EXERCISE AIM —
Without the pictures, extract every line from the start of the material to the line containing "plt.rcParams['font.family'] = ['Liberation", both ends included.

━━━

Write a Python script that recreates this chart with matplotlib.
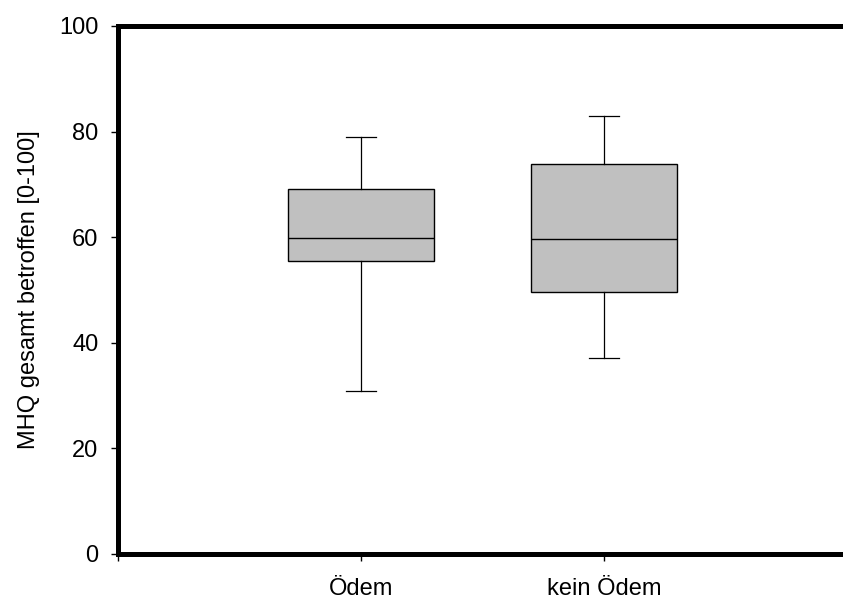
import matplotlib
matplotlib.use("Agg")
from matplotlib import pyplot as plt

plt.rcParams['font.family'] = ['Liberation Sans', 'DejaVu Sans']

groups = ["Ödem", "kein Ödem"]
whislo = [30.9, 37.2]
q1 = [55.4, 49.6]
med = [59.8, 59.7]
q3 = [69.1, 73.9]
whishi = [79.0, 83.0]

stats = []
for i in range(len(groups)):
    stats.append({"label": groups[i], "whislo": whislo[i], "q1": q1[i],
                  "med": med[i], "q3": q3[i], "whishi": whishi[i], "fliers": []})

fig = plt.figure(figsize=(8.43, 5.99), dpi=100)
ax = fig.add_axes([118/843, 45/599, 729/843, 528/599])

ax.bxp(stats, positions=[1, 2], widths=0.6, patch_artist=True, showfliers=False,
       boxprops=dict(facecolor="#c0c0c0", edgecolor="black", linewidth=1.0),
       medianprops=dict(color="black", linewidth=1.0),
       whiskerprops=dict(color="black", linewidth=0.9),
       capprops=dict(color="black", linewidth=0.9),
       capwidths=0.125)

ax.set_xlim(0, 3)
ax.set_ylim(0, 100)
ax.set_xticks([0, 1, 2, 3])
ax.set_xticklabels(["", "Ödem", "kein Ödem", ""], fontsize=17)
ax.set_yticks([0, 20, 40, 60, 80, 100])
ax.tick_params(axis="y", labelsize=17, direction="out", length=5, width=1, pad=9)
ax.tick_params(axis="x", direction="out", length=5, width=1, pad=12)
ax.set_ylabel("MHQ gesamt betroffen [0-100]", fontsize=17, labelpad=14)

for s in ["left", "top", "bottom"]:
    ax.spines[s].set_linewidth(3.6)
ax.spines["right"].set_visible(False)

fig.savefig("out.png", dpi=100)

━━━

OUTPUT OF THE EXERCISE —
Write a Python script that recreates this chart with matplotlib.
import matplotlib
matplotlib.use("Agg")
from matplotlib import pyplot as plt

plt.rcParams['font.family'] = ['Liberation Sans', 'DejaVu Sans']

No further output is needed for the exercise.